Its odd as the question was clearly planted - how on earth did the MP know which units to ask the question in? Not exactly household knowledge to ask for defects/50Flight hours is it?
I'm not really sure what it shows - the problem has not got worse, but is a known issue with Nimrods for many years, and is being tracked. Its also clear there have been alot of incidents without serious incident if you see what I mean.
I personally don't suspect any cover up here - its not really part of UK flight safety culture is it? Which, on the whole, I think should still be regarded with respect and integrity, no? (I was last involved in 2003).
Look at the Mk3 Chinooks - left in a shed for years over the faintest whiff of a safety issue (which IMHO is something of a statistical red herring, though I note many a Boscombe purist (with a vested interest mind) would disagree).
On the whole I think its still true that UK engineering culture is one that DOES NOT cut corners on air safety issues and if anything errs on caution and retains a healthly open attitude to understand crashes / human factors issues properly & places correct emphasis on learning from mishaps and not apportioning blame.

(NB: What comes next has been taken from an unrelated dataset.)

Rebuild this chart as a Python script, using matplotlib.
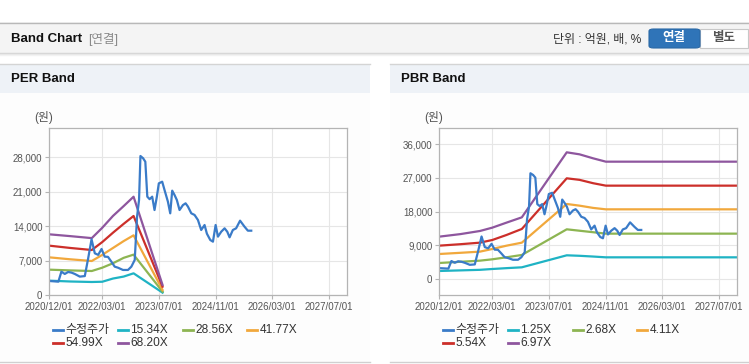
import matplotlib.pyplot as plt
import matplotlib.dates as mdates
from matplotlib.patches import Rectangle, FancyBboxPatch
from matplotlib.lines import Line2D
from matplotlib.ticker import FuncFormatter
import pandas as pd

plt.rcParams['font.family'] = ['Liberation Sans', 'Noto Sans CJK KR', 'DejaVu Sans']

# ---- data ----
price_dates = [
    "2020-12-01", "2021-02-17", "2021-03-15", "2021-04-13", "2021-05-12", "2021-06-10",
    "2021-07-08", "2021-08-20", "2021-10-02", "2021-10-31", "2021-11-29", "2021-12-27",
    "2022-01-25", "2022-02-23", "2022-03-22", "2022-04-19", "2022-05-18", "2022-06-16",
    "2022-07-14", "2022-08-26", "2022-10-08", "2022-11-06", "2022-12-05", "2022-12-25",
    "2023-01-11", "2023-01-23", "2023-02-15", "2023-03-06", "2023-03-23", "2023-04-12",
    "2023-05-04", "2023-05-24", "2023-06-13", "2023-06-30", "2023-07-29", "2023-08-18",
    "2023-09-16", "2023-10-06", "2023-10-23", "2023-11-12", "2023-12-02", "2023-12-25",
    "2024-01-23", "2024-02-15", "2024-03-06", "2024-04-04", "2024-05-02", "2024-05-31",
    "2024-06-28", "2024-07-27", "2024-08-16", "2024-09-14", "2024-10-07", "2024-10-30",
    "2024-11-19", "2024-12-17", "2025-01-15", "2025-02-07", "2025-02-27", "2025-03-27",
    "2025-04-24", "2025-05-28", "2025-07-05", "2025-08-03", "2025-09-01",
]
price_values = [
    2900, 2770, 4800, 4330, 4730, 4600,
    4330, 3790, 3900, 7500, 11360, 8520,
    8200, 9400, 7840, 7800, 6830, 5810,
    5600, 5140, 5140, 5810, 7170, 15950,
    19330, 28260, 27800, 27100, 20010, 19500,
    20010, 17300, 20010, 22710, 23050, 21360,
    19000, 16630, 21230, 20350, 19330, 17300,
    18300, 18660, 18000, 16630, 16300, 15280,
    13250, 14260, 12500, 11220, 10880, 14260,
    11900, 12900, 13590, 12900, 11760, 13250,
    13590, 15140, 13930, 13110, 13110,
]

per_labels = ["15.34X", "28.56X", "41.77X", "54.99X", "68.20X"]
per_dates = ["2020-12-01", "2021-06-01", "2021-12-01", "2022-03-01", "2022-06-01",
             "2022-09-01", "2022-11-25", "2023-08-01"]
per_values = [
    [2970, 2800, 2700, 2750, 3400, 3800, 4460, 540],
    [5200, 5050, 4930, 5600, 6500, 7600, 8250, 740],
    [7700, 7300, 6960, 8200, 9600, 11000, 12170, 1080],
    [10070, 9600, 9190, 10800, 12700, 14500, 16090, 1760],
    [12370, 12000, 11600, 13700, 16100, 18100, 20000, 2100],
]

pbr_labels = ["1.25X", "2.68X", "4.11X", "5.54X", "6.97X"]
pbr_dates = ["2020-12-01", "2021-06-01", "2021-11-15", "2022-03-01", "2022-07-01",
             "2022-11-10", "2023-12-01", "2024-03-20", "2024-07-15", "2024-11-01",
             "2027-12-01"]
pbr_values = [
    [2140, 2300, 2450, 2670, 2900, 3120, 6330, 6200, 6000, 5790, 5790],
    [4280, 4600, 4900, 5260, 5800, 6420, 13280, 12900, 12500, 12120, 12120],
    [6680, 7000, 7310, 8020, 8900, 9710, 20050, 19600, 19000, 18620, 18620],
    [8910, 9300, 9710, 10420, 11760, 13370, 26910, 26500, 25600, 24950, 24950],
    [11320, 12000, 12830, 13720, 15060, 16480, 33860, 33320, 32250, 31360, 31360],
]

x_ticks = ["2020-12-01", "2022-03-01", "2023-07-01", "2024-11-01", "2026-03-01", "2027-07-01"]
per_yticks = [0, 7000, 14000, 21000, 28000]
pbr_yticks = [0, 9000, 18000, 27000, 36000]

price_color = "#3a7bc8"
band_colors = ["#1fb3c4", "#8db552", "#f1a83c", "#cc2f2a", "#8e569e"]

# ---- figure / page furniture ----
W, H = 749, 364
fig = plt.figure(figsize=(W / 100, H / 100), dpi=100)


def rect(x0, y0, x1, y1, **kw):
    fig.patches.append(Rectangle((x0 / W, 1 - y1 / H), (x1 - x0) / W, (y1 - y0) / H,
                                 transform=fig.transFigure, zorder=-5, **kw))


def hline(x0, x1, y, color, lw=1.0):
    fig.add_artist(Line2D([x0 / W, x1 / W], [1 - y / H, 1 - y / H], color=color, lw=lw,
                          zorder=-4))


def text(x, y, s, **kw):
    fig.text(x / W, 1 - y / H, s, va="center", **kw)


# header bar
rect(0, 22, W, 53, fc="#f4f4f4", ec="none")
hline(0, W, 22.5, "#b8b8b8")
hline(0, W, 53, "#d4d4d4")
hline(0, W, 54, "#e6e6e6")
hline(0, W, 55, "#f2f2f2")
text(11, 39, "Band Chart", fontsize=9.5, fontweight="bold", color="#111111")
text(88, 39, "[연결]", fontsize=9, color="#8a8a8a")
text(641, 39, "단위 : 억원, 배, %", fontsize=8.6, color="#333333", ha="right")
fig.patches.append(FancyBboxPatch((649 / W, 1 - 48 / H), 51 / W, 19 / H,
                                  boxstyle="round,pad=0,rounding_size=0.006",
                                  transform=fig.transFigure, fc="#2f74b8", ec="#2a68a6",
                                  lw=0.8, zorder=-3))
rect(700, 29, 748, 48, fc="white", ec="#c8c8c8", lw=0.8)
text(674, 38.5, "연결", fontsize=9, fontweight="bold", color="white", ha="center")
text(724, 38.5, "별도", fontsize=9, fontweight="bold", color="#555555", ha="center")

# panels
for x0, x1, title in [(0, 370, "PER Band"), (390, W, "PBR Band")]:
    rect(x0, 64, x1, 93, fc="#eef2f7", ec="none")
    hline(x0, x1, 64, "#d4d4d4")
    rect(x0, 93, x1, 362, fc="#fdfdfd", ec="none")
    hline(x0, x1, 362, "#d0d0d0")
    text(x0 + 11, 79, title, fontsize=9.5, fontweight="bold", color="#111111")


def draw_panel(left_px, yticks, ylim, b_dates, b_values, b_labels):
    ax = fig.add_axes([left_px / W, (H - 295.3) / H, 297.5 / W, 167 / H])
    ax.set_zorder(5)
    ax.set_facecolor("white")
    bd = pd.to_datetime(b_dates)
    for vals, c in zip(b_values, band_colors):
        ax.plot(bd, vals, color=c, lw=1.6, solid_joinstyle="round")
    ax.plot(pd.to_datetime(price_dates), price_values, color=price_color, lw=1.6,
            solid_joinstyle="round")
    ax.set_xlim(pd.Timestamp("2020-12-01"), pd.Timestamp("2027-12-01"))
    ax.set_ylim(*ylim)
    ax.set_xticks(pd.to_datetime(x_ticks))
    ax.xaxis.set_major_formatter(mdates.DateFormatter("%Y/%m/%d"))
    ax.set_yticks(yticks)
    ax.yaxis.set_major_formatter(FuncFormatter(lambda v, p: f"{int(v):,}"))
    ax.grid(color="#e6e6e6", lw=0.8)
    ax.set_axisbelow(True)
    for s in ax.spines.values():
        s.set_color("#b4b4b4")
        s.set_linewidth(0.9)
    ax.tick_params(axis="both", length=3, width=0.8, color="#b4b4b4", labelsize=7,
                   labelcolor="#555555", pad=2)
    text(left_px - 6, 117, "(원)", fontsize=8.5, color="#555555", ha="center")

    # legend
    names = ["수정주가"] + b_labels
    colors = [price_color] + band_colors
    cols = [0, 65, 130, 194]
    for i, (n, c) in enumerate(zip(names, colors)):
        x = left_px + 4 + cols[i % 4]
        y = 330 if i < 4 else 343.3
        fig.add_artist(Line2D([x / W, (x + 10) / W], [1 - y / H] * 2, color=c, lw=2))
        text(x + 12, y, n, fontsize=8.6, color="#333333")
    return ax


draw_panel(49.3, per_yticks, (0, 33880), per_dates, per_values, per_labels)
draw_panel(439.3, pbr_yticks, (-4360, 40280), pbr_dates, pbr_values, pbr_labels)

fig.savefig("out.png", dpi=100)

(yes, yes noting early Chinook Mk3 architecture decisions etc. - but its STILL in the shed remember, never fully cleared, so the culture persists at the end of the day).
NB Whilst I also believe Mull was a crew issue, not technical, the blot on the above is the decision of the BoI re the crew blame for which I offer no defence - their loss and the knowledge that the Mull incident was down to crew should have been enough to learn from for the wider RAF aircrew community. This incident rather flys in the face of the "no blame" culture which I think still prevails in air accident investigation, or do the learned here think this has really changed?